Da geraten wie bei dem gesamten geplanten Gesetz die Kategorien planvoll durcheinander: Rechtsextremismus ist nicht dasselbe wie rechts, und weil jedes Menschenleben zählt, kommt es auf einen starken Rechtsstaat mehr an als auf eine gesinnungsethisch durchformatierte Gesellschaft am Gängelband des Staates. Das Menschenleben etwa der jüngst in Illerkirchberg getöteten Schülerin hätte kein «Demokratiefördergesetz» zu retten gewusst – vermutlich aber ein robuster Rechtsstaat.

Das Momentum soll zügig genutzt werden

Darum ist es auch falsch, im «Demokratiefördergesetz» auf eine Extremismusklausel zu verzichten. Ohne ein explizites Bekenntnis zur freiheitlich-demokratischen Grundordnung kann nicht ausgeschlossen werden, dass aggressive Spielarten der Antifa oder linke Denunziationsportale in den sozialen Netzwerken vom Geldsegen profitieren werden.

Familienministerin Lisa Paus will dennoch zügig das Momentum nutzen. «Die vereitelten Umsturzpläne im Reichsbürgermilieu», so die Grünen-Politikerin, hätten «erneut in aller Deutlichkeit gezeigt, wie sehr einzelne Gruppen unsere plurale Gesellschaft und demokratische Werte ablehnen». Dies gilt freilich auch für islamistische und linksextremistische Gruppen, die nicht im Fokus des Gesetzes stehen.

Die vielleicht grösste Gefahr des «Demokratiefördergesetzes» ist jedoch das Instrumentarium, das es künftigen politischen Zwecken zur Verfügung stellt.

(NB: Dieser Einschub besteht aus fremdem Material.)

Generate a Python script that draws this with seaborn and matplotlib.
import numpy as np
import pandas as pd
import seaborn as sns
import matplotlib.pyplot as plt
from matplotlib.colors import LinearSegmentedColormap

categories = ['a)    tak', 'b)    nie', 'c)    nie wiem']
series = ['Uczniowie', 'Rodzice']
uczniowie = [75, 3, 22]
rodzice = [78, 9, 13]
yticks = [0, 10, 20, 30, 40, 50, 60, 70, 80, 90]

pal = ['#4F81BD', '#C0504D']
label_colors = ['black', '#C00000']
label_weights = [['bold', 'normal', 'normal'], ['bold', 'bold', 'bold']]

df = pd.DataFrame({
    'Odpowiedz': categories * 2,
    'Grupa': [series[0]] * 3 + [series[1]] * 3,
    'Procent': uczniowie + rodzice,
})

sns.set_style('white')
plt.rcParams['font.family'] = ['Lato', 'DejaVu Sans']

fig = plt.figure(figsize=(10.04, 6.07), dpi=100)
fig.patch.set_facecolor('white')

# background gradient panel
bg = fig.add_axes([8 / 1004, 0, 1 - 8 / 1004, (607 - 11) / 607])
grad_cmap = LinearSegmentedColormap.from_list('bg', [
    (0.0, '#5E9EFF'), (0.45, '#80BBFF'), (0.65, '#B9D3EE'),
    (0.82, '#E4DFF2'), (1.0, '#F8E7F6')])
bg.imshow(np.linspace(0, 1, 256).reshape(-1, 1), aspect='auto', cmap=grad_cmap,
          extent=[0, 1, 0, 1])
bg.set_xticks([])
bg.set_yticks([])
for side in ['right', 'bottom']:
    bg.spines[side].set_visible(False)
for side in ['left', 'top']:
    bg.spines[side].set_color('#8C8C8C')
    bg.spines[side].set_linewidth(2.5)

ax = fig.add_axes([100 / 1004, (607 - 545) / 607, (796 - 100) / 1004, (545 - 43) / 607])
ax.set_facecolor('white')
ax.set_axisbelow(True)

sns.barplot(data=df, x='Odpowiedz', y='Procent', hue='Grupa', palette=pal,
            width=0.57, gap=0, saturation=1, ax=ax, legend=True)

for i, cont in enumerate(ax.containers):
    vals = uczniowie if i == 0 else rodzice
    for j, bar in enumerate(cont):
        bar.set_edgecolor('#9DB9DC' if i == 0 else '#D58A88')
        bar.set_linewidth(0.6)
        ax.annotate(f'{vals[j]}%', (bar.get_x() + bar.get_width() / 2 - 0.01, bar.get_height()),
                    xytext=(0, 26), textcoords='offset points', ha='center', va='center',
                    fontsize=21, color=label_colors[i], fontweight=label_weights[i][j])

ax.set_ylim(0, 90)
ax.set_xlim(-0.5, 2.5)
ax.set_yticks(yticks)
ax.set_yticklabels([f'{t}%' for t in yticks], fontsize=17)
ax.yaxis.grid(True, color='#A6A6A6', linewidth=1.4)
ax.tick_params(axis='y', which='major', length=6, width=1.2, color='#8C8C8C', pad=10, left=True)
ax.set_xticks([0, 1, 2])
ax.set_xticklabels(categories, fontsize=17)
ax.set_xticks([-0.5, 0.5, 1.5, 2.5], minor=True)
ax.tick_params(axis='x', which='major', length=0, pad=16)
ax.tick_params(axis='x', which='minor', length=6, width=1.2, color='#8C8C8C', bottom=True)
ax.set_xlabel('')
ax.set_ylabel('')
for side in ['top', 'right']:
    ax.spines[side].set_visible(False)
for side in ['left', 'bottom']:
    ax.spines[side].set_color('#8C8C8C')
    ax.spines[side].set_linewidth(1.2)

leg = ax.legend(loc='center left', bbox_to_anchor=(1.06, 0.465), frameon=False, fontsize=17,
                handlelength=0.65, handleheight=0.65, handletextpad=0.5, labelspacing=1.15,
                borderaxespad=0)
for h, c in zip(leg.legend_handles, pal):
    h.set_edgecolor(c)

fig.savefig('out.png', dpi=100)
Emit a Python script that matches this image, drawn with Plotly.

Der Staat vergibt Fleisskärtchen und schüttet Prämien aus für die jeweils erwünschte Weltanschauung – andere Mehrheiten mögen dereinst zu anderen Wertehierarchien gelangen.

Daraus folgt: Der Staat sollte die Gesellschaft zivil halten, indem er sich weitgehend aus ihr heraushält, zu Kritik und Eigenständigkeit ermuntert und den Rechtsstaat als Rahmen stärkt. Sonst spaltet er gerade dann, wenn er zu einen vorgibt.